The former congressman, who served in Congress for 20 years and was speaker of the House for four of those years, also argued he isn’t a D.C. establishment candidate “I’m not a Washington figure, despite the years I’ve been here,” Gingrich said. “I’m essentially an American whose ties are across the country and whose interest is, ‘how do you change Washington?,’ and not, ‘How do you make Washington happy?’”
On his past support for Dede Scozzafava, the liberal Republican nominated for the NY-23 special election in 2009, Gingrich defended himself. “I’ve spent my whole career, starting in 1960, trying to build the Republican party,” he said. “I helped grow the entire Georgia Republican party. That means when, see, people win primaries or when people win conventions, I tend to support the Republican candidate. Which is exactly what the Tea Parties would have done in Delaware and in Nevada. And so I would say, both sides have to learn to do this. The people who aren’t Tea Parties had better learn that if the Tea Party person wins the primary, you better be for them.

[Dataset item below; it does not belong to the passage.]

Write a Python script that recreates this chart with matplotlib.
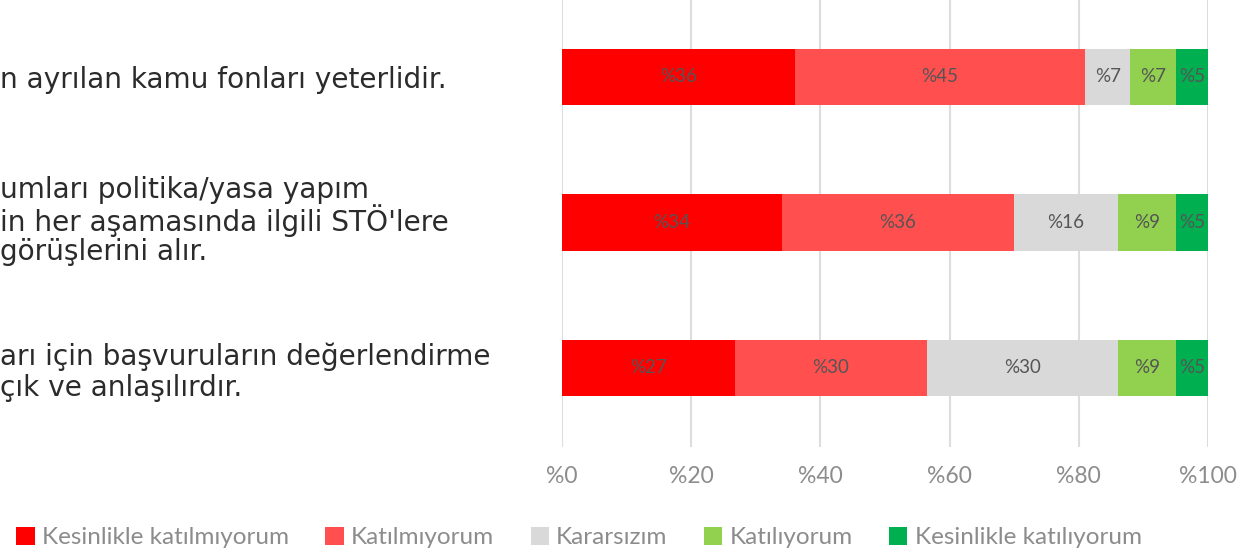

The Tea Parties had better learn if someone who you don’t totally like who’s better than the Democrat wins the primary, you better be for them. You cannot build a party in which everybody reserves the right to abandon everybody else.”
Scozzafava eventually dropped out of the race and endorsed the Democrat--not the Republican.
But primary voters shouldn’t worry about his conservative authenticity, he said. “If you look at my career, it’s pretty clear how conservative I am,” Gingrich said. “I think people who try to make some case that I’m not a conservative have a very, very hard lifetime argument here.”